#### Request:
Your task is to retype, word for word, the lines from the start of the data through the line holding "ax = fig.add_axes([0.1169, 0.0587, 0.8799, 0.831])". Do not include the pictures.
--- Start of Data ---
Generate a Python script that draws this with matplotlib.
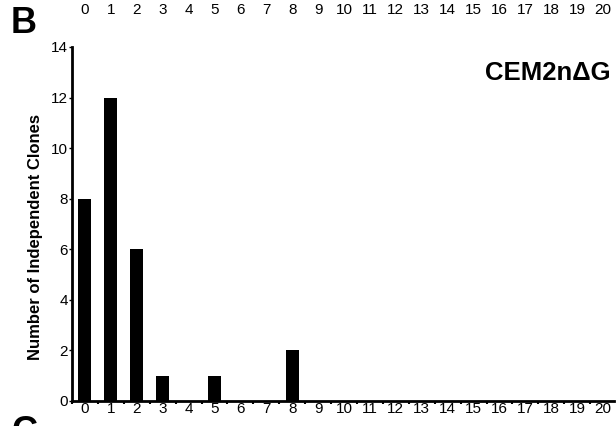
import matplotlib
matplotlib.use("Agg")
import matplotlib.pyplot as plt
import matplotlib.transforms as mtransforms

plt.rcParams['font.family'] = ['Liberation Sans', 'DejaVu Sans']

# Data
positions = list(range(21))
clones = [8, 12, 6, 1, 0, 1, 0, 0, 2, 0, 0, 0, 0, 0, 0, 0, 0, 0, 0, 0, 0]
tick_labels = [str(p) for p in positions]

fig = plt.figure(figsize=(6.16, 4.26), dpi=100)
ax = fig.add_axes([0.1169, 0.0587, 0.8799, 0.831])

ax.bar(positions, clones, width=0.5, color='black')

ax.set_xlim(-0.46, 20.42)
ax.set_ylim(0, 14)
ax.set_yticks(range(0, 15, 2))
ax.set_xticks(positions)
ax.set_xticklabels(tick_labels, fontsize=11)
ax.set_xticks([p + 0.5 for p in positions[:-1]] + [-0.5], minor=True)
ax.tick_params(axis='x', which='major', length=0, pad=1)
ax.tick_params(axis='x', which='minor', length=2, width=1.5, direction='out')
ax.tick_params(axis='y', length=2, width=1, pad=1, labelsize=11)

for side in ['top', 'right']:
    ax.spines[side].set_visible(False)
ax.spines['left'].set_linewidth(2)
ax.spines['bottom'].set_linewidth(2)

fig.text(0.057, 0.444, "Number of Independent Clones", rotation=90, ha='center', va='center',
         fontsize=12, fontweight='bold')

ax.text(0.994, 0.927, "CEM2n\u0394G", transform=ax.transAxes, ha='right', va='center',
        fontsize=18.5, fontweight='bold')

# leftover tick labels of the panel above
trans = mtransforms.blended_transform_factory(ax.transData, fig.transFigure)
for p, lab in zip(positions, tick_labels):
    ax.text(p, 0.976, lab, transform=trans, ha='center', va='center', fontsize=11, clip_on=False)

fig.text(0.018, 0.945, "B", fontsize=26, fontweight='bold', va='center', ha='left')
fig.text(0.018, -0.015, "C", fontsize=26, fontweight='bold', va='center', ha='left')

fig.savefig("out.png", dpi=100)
--- End of Data ---
#### Task result:
Generate a Python script that draws this with matplotlib.
import matplotlib
matplotlib.use("Agg")
import matplotlib.pyplot as plt
import matplotlib.transforms as mtransforms

plt.rcParams['font.family'] = ['Liberation Sans', 'DejaVu Sans']

# Data
positions = list(range(21))
clones = [8, 12, 6, 1, 0, 1, 0, 0, 2, 0, 0, 0, 0, 0, 0, 0, 0, 0, 0, 0, 0]
tick_labels = [str(p) for p in positions]

fig = plt.figure(figsize=(6.16, 4.26), dpi=100)
ax = fig.add_axes([0.1169, 0.0587, 0.8799, 0.831])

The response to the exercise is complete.